━━ Data extract

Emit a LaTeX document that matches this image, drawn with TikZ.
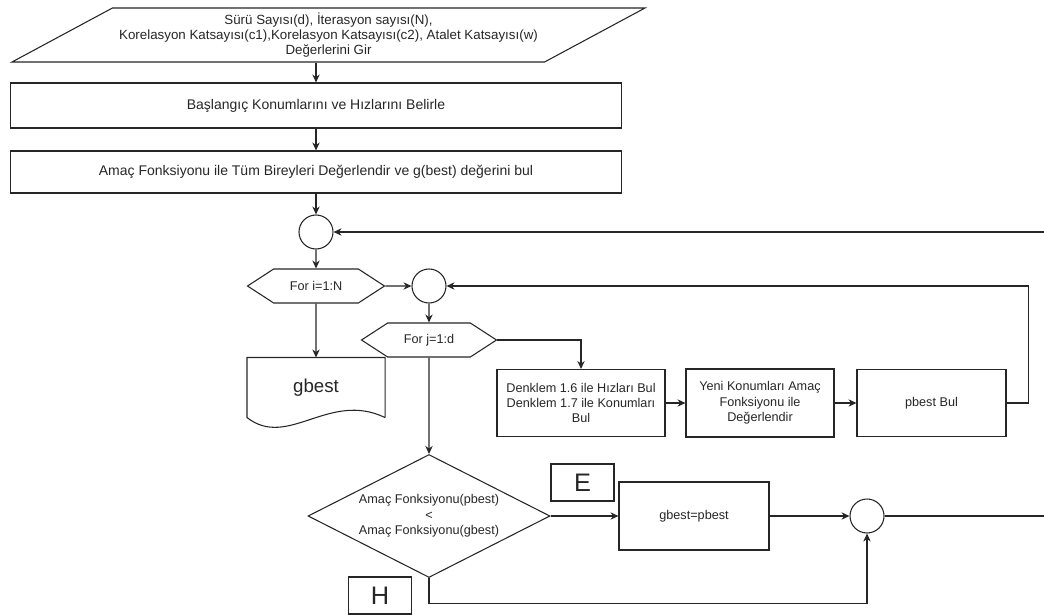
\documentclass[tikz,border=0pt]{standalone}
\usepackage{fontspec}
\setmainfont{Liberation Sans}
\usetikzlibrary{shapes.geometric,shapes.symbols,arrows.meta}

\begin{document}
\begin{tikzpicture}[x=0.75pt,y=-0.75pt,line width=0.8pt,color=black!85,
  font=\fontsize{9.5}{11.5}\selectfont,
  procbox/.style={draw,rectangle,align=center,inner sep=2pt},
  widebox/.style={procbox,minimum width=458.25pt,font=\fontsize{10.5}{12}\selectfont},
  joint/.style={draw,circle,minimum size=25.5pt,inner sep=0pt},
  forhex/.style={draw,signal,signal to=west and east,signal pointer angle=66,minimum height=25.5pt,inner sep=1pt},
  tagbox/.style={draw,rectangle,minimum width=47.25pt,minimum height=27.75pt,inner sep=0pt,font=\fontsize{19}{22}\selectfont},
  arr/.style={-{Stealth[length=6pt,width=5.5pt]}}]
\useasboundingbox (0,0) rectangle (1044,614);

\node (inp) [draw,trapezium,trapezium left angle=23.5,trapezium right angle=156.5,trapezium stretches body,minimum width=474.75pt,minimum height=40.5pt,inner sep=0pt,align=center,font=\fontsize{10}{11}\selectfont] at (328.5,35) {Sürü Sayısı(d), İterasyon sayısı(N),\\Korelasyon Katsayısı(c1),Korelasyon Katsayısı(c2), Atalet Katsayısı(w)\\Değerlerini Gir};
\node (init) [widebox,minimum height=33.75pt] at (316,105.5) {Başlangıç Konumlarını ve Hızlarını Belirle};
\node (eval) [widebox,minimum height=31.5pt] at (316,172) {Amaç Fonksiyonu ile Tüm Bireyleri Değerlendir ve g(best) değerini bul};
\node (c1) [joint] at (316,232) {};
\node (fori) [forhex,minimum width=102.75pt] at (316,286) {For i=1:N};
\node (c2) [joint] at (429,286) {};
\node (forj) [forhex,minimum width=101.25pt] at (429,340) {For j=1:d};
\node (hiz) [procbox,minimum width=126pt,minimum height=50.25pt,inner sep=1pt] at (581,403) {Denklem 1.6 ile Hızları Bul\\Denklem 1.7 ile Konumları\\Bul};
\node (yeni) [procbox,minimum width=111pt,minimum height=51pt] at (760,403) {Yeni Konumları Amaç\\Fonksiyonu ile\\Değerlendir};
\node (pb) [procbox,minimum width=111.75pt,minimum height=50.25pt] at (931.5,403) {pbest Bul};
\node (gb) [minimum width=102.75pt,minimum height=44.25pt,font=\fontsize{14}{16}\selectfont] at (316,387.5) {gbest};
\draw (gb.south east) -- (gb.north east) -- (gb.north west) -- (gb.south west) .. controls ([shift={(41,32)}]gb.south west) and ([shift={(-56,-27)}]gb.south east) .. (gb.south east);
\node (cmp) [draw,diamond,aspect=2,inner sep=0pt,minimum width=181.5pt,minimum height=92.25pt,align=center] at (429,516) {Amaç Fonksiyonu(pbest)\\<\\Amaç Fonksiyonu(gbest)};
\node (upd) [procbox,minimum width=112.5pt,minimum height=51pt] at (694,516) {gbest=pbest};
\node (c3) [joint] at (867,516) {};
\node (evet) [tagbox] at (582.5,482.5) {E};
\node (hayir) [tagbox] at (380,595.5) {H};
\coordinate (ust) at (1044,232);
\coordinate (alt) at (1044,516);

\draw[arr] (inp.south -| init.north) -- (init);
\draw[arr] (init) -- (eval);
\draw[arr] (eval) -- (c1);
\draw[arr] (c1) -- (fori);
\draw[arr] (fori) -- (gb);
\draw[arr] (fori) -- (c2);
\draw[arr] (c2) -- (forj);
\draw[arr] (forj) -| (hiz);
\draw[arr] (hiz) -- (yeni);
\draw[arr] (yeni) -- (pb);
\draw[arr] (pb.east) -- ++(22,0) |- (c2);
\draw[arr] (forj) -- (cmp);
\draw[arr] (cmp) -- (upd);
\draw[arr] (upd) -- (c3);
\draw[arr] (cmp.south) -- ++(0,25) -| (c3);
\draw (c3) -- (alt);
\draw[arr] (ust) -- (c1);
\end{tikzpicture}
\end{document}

━━━━

What the exercise asks: Quote each line of the listing exactly, but leave the pictures out.

Task solution:
Emit a LaTeX document that matches this image, drawn with TikZ.
\documentclass[tikz,border=0pt]{standalone}
\usepackage{fontspec}
\setmainfont{Liberation Sans}
\usetikzlibrary{shapes.geometric,shapes.symbols,arrows.meta}

\begin{document}
\begin{tikzpicture}[x=0.75pt,y=-0.75pt,line width=0.8pt,color=black!85,
  font=\fontsize{9.5}{11.5}\selectfont,
  procbox/.style={draw,rectangle,align=center,inner sep=2pt},
  widebox/.style={procbox,minimum width=458.25pt,font=\fontsize{10.5}{12}\selectfont},
  joint/.style={draw,circle,minimum size=25.5pt,inner sep=0pt},
  forhex/.style={draw,signal,signal to=west and east,signal pointer angle=66,minimum height=25.5pt,inner sep=1pt},
  tagbox/.style={draw,rectangle,minimum width=47.25pt,minimum height=27.75pt,inner sep=0pt,font=\fontsize{19}{22}\selectfont},
  arr/.style={-{Stealth[length=6pt,width=5.5pt]}}]
\useasboundingbox (0,0) rectangle (1044,614);

\node (inp) [draw,trapezium,trapezium left angle=23.5,trapezium right angle=156.5,trapezium stretches body,minimum width=474.75pt,minimum height=40.5pt,inner sep=0pt,align=center,font=\fontsize{10}{11}\selectfont] at (328.5,35) {Sürü Sayısı(d), İterasyon sayısı(N),\\Korelasyon Katsayısı(c1),Korelasyon Katsayısı(c2), Atalet Katsayısı(w)\\Değerlerini Gir};
\node (init) [widebox,minimum height=33.75pt] at (316,105.5) {Başlangıç Konumlarını ve Hızlarını Belirle};
\node (eval) [widebox,minimum height=31.5pt] at (316,172) {Amaç Fonksiyonu ile Tüm Bireyleri Değerlendir ve g(best) değerini bul};
\node (c1) [joint] at (316,232) {};
\node (fori) [forhex,minimum width=102.75pt] at (316,286) {For i=1:N};
\node (c2) [joint] at (429,286) {};
\node (forj) [forhex,minimum width=101.25pt] at (429,340) {For j=1:d};
\node (hiz) [procbox,minimum width=126pt,minimum height=50.25pt,inner sep=1pt] at (581,403) {Denklem 1.6 ile Hızları Bul\\Denklem 1.7 ile Konumları\\Bul};
\node (yeni) [procbox,minimum width=111pt,minimum height=51pt] at (760,403) {Yeni Konumları Amaç\\Fonksiyonu ile\\Değerlendir};
\node (pb) [procbox,minimum width=111.75pt,minimum height=50.25pt] at (931.5,403) {pbest Bul};
\node (gb) [minimum width=102.75pt,minimum height=44.25pt,font=\fontsize{14}{16}\selectfont] at (316,387.5) {gbest};
\draw (gb.south east) -- (gb.north east) -- (gb.north west) -- (gb.south west) .. controls ([shift={(41,32)}]gb.south west) and ([shift={(-56,-27)}]gb.south east) .. (gb.south east);
\node (cmp) [draw,diamond,aspect=2,inner sep=0pt,minimum width=181.5pt,minimum height=92.25pt,align=center] at (429,516) {Amaç Fonksiyonu(pbest)\\<\\Amaç Fonksiyonu(gbest)};
\node (upd) [procbox,minimum width=112.5pt,minimum height=51pt] at (694,516) {gbest=pbest};
\node (c3) [joint] at (867,516) {};
\node (evet) [tagbox] at (582.5,482.5) {E};
\node (hayir) [tagbox] at (380,595.5) {H};
\coordinate (ust) at (1044,232);
\coordinate (alt) at (1044,516);

\draw[arr] (inp.south -| init.north) -- (init);
\draw[arr] (init) -- (eval);
\draw[arr] (eval) -- (c1);
\draw[arr] (c1) -- (fori);
\draw[arr] (fori) -- (gb);
\draw[arr] (fori) -- (c2);
\draw[arr] (c2) -- (forj);
\draw[arr] (forj) -| (hiz);
\draw[arr] (hiz) -- (yeni);
\draw[arr] (yeni) -- (pb);
\draw[arr] (pb.east) -- ++(22,0) |- (c2);
\draw[arr] (forj) -- (cmp);
\draw[arr] (cmp) -- (upd);
\draw[arr] (upd) -- (c3);
\draw[arr] (cmp.south) -- ++(0,25) -| (c3);
\draw (c3) -- (alt);
\draw[arr] (ust) -- (c1);
\end{tikzpicture}
\end{document}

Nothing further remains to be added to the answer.